When Josh MacPhee sent a call for art e-mail out about four years ago, he wanted a fresh pile of posters to put in his book project for “Celebrate People’s History” (just released from the Feminist Press). While Josh and I collaborated and crossed over on our stencil projects, he was always making, printing, selling, and giving away CPH posters. Josh always talked about how this project was a labor of love as well as a way to “teach” history that tended to fall through the cracks. Sometimes the posters ended up on public walls. Other times, they would end up framed on private walls. But they always educated and entertained.
With this in mind, I reached out to long-time friend and collaborator Mark Cort with an idea of sharing some of South Carolina’s lost People’s History. Being our home state, the obvious choice was a poorly documented event known as the Stono Rebellion. I found one slim history book that had all the contemporary accounts and I found very little valuable sources online, but nonetheless I wrote a paragraph of text and then had Mark draw a simple illustration for the poster.

In 1739, rumors of gaining freedom in Spanish Florida caused a group of Charleston, SC area slaves to rise up and set out on a southward path of fire, death, revelry, and eventual confrontation with appalled white slave owners. They weren’t that organized nor did they get very far, but the fact that they tried struck horror among the white landed class. This caused South Carolina to enact strict laws against what had been a relaxed slavery system. And, fearing a copycat event, the white rulers left very little written evidence behind about the details of the event. All told, the death toll was high for the times, and the murders and property damage enacted by the taste for freedom further entrenched the landowner’s sense that their institution was indeed peculiar. I guess one could assume that white paranoia over black insurrection grew many fold.

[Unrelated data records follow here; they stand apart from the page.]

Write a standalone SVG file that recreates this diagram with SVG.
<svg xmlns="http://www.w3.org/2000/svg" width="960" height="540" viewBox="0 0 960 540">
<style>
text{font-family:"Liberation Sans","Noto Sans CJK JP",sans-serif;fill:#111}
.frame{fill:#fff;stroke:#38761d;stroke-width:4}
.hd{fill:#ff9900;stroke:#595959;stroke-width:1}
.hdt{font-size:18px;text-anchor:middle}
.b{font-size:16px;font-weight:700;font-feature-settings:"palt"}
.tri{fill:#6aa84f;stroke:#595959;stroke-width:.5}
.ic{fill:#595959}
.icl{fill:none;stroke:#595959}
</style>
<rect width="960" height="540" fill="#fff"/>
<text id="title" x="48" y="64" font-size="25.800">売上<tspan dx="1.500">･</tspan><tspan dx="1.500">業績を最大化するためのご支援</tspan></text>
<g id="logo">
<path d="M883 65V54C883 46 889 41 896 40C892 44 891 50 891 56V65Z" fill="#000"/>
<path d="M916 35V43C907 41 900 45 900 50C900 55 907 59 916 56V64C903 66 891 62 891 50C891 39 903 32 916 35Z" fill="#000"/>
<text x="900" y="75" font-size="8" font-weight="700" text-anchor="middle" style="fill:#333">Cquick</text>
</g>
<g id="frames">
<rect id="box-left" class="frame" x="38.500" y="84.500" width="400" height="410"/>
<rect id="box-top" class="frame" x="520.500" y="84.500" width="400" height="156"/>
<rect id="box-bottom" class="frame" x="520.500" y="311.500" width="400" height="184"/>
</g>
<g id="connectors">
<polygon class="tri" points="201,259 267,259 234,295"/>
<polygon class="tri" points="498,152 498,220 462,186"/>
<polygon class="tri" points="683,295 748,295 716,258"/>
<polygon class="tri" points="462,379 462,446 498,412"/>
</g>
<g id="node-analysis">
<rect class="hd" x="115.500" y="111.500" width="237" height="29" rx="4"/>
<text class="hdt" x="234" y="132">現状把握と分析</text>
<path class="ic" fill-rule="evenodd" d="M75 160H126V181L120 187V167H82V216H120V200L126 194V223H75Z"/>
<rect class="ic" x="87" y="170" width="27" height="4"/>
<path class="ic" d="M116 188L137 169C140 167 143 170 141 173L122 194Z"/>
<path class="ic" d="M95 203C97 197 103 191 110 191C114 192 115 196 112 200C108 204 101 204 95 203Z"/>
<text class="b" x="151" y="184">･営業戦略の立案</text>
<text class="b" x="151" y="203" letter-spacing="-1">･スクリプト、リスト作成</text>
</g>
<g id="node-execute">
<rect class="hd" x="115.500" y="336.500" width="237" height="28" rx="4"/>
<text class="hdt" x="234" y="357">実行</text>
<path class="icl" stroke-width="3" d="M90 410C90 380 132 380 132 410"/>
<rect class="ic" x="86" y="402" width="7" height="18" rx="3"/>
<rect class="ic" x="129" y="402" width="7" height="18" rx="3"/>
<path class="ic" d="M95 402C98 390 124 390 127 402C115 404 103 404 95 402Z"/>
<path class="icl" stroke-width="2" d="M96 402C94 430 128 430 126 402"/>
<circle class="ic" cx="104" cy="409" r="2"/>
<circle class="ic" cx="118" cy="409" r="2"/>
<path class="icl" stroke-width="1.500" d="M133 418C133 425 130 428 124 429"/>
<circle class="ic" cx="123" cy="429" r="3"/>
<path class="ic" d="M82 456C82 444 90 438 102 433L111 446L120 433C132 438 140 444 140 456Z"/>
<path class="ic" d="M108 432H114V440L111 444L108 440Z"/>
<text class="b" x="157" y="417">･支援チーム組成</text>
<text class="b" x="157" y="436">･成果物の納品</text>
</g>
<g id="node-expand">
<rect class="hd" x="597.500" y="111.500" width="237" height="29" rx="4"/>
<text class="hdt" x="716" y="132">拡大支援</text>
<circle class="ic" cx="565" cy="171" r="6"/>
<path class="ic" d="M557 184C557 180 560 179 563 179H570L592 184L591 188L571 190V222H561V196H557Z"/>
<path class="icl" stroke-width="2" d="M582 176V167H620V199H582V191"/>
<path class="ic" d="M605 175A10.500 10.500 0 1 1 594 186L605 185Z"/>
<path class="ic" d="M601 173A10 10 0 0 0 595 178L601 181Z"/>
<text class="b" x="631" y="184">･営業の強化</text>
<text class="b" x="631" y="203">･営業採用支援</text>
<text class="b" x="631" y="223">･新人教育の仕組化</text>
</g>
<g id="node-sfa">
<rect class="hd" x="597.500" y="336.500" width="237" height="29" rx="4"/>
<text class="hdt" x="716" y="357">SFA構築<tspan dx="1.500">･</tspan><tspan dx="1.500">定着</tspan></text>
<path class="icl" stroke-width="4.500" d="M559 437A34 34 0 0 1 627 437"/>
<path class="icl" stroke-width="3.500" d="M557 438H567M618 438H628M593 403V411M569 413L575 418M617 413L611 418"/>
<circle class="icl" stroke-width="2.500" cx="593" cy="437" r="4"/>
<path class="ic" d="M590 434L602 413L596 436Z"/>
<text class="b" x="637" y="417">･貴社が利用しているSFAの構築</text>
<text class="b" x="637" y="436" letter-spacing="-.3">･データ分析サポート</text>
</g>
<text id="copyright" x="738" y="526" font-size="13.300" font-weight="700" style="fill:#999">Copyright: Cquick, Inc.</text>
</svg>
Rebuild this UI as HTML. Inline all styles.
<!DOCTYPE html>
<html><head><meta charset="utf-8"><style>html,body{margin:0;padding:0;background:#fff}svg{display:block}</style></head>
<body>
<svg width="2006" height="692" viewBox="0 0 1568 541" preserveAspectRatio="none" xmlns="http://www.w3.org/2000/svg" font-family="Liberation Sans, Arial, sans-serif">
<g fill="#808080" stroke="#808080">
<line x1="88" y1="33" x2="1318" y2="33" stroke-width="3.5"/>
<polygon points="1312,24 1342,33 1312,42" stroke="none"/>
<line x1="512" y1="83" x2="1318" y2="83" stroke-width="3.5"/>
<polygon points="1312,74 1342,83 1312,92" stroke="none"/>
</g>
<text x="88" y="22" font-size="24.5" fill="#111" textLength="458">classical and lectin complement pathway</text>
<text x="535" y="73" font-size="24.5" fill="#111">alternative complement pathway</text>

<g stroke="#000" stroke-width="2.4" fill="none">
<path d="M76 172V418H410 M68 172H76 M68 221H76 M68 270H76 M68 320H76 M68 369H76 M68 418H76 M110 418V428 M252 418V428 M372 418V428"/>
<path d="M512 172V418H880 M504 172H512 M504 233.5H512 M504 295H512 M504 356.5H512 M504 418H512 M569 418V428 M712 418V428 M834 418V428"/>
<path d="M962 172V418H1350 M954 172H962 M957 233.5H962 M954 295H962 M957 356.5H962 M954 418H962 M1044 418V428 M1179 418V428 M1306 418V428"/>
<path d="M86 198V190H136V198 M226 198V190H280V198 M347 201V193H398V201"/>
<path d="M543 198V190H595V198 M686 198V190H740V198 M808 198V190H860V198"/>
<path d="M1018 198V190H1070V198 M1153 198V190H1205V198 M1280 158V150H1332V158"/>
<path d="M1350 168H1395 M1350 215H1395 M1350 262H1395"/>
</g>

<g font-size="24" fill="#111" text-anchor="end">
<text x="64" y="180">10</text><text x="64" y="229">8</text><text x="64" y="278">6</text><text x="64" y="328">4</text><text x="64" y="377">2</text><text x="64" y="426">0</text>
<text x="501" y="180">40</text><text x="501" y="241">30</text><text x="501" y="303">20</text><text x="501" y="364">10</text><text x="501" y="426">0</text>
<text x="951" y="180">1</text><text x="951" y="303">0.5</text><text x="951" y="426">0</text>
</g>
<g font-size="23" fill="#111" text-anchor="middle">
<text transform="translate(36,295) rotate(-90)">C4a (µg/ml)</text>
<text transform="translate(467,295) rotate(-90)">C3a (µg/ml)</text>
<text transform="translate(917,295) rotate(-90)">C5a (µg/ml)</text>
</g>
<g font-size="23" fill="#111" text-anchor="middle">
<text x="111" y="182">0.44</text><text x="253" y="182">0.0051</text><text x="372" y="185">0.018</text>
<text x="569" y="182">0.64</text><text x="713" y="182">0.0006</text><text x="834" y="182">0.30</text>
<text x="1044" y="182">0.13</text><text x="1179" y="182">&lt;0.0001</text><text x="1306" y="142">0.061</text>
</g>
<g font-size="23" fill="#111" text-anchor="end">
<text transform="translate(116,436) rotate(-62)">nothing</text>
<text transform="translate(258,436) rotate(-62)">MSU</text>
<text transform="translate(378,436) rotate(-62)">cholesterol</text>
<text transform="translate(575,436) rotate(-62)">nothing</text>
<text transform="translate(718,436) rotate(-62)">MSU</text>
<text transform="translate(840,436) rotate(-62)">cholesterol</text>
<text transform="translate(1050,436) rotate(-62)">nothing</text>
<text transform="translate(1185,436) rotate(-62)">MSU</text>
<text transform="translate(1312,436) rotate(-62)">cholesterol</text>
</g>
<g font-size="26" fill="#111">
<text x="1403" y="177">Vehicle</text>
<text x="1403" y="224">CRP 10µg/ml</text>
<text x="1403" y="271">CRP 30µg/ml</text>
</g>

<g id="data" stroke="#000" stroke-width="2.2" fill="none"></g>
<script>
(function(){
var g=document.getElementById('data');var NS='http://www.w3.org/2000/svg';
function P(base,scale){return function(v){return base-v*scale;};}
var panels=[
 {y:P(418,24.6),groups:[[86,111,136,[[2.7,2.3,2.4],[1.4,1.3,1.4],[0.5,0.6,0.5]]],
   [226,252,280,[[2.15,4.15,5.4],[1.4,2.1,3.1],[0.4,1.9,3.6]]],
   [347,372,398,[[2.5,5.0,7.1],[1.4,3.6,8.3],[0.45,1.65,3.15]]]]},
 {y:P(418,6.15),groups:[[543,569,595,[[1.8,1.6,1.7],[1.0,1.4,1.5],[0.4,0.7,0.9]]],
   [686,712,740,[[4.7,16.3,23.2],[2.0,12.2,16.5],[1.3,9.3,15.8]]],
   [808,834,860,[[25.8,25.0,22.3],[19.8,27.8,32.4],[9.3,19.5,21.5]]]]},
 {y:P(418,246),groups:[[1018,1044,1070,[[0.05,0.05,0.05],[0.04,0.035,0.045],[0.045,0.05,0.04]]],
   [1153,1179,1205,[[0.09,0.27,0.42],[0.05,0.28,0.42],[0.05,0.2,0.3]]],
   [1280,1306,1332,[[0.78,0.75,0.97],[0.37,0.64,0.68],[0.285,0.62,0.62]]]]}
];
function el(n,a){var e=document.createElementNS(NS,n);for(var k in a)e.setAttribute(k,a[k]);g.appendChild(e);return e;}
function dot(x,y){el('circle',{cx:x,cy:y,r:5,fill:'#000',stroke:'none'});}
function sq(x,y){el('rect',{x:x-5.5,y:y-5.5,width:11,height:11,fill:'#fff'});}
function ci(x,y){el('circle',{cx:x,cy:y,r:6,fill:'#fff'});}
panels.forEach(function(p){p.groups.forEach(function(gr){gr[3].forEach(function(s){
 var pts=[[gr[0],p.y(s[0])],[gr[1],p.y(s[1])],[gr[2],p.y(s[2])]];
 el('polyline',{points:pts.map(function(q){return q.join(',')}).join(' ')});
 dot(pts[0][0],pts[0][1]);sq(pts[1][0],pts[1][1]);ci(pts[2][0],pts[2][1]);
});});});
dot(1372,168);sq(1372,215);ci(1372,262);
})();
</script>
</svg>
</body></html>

As I worked on the text a few years ago, I actually tried to find the spot where the slaves met the white resistance. My mom came along and I had no real markers or historical plaques to guide me. Asking around out in the Lowcountry just outside of Charleston didn’t help. So I never found the site but did get a sense of the terrain. As I told folks about my project with Mark, most people didn’t know anything about Stono. It was merely a footnote in the state’s Colonial history. So I continued to feel strongly that it was the right thing to put in Josh’s book.
Mark finally made the compelling artwork last year. Using limited art supplies, he managed to sketch a slave in moonlight, deeply contemplating the blood on his hands, as the signs of uprising hovered above him. These are the gun, the pitchfork, and the whiskey bottle. Mark managed to do the artwork on a folded piece of paper and he hand-lettered “Celebrate People’s History” with loving detail. I made a stencil for the word “Stono” and sprayed it. Josh MacPhee did all the final Photoshopping of the elements and put together a nice two-color poster.
Interestingly, as the last few years have passed, more information about the event has shown up online. With few historical facts about the Stono Rebellion, many sites have many different takes on the event. Death counts vary, some accounts claim that one man led the rebellion, others claim that it was an African-led uprising. Whatever the case, the resulting crackdown on slave’s limited freedoms is well documented in the colonial laws that passed afterward.
Can’t wait to see the book and the final poster print. Josh has no plans on printing and selling the individual poster. The CPH project is already behind on it’s poster releases and the project barely breaks even financially. When approached with self-funding the project, Josh seemed interested, but I do not have the $600 or so to get the poster printed. So, for now, the poster will be part of the book. Hope you all grab a copy.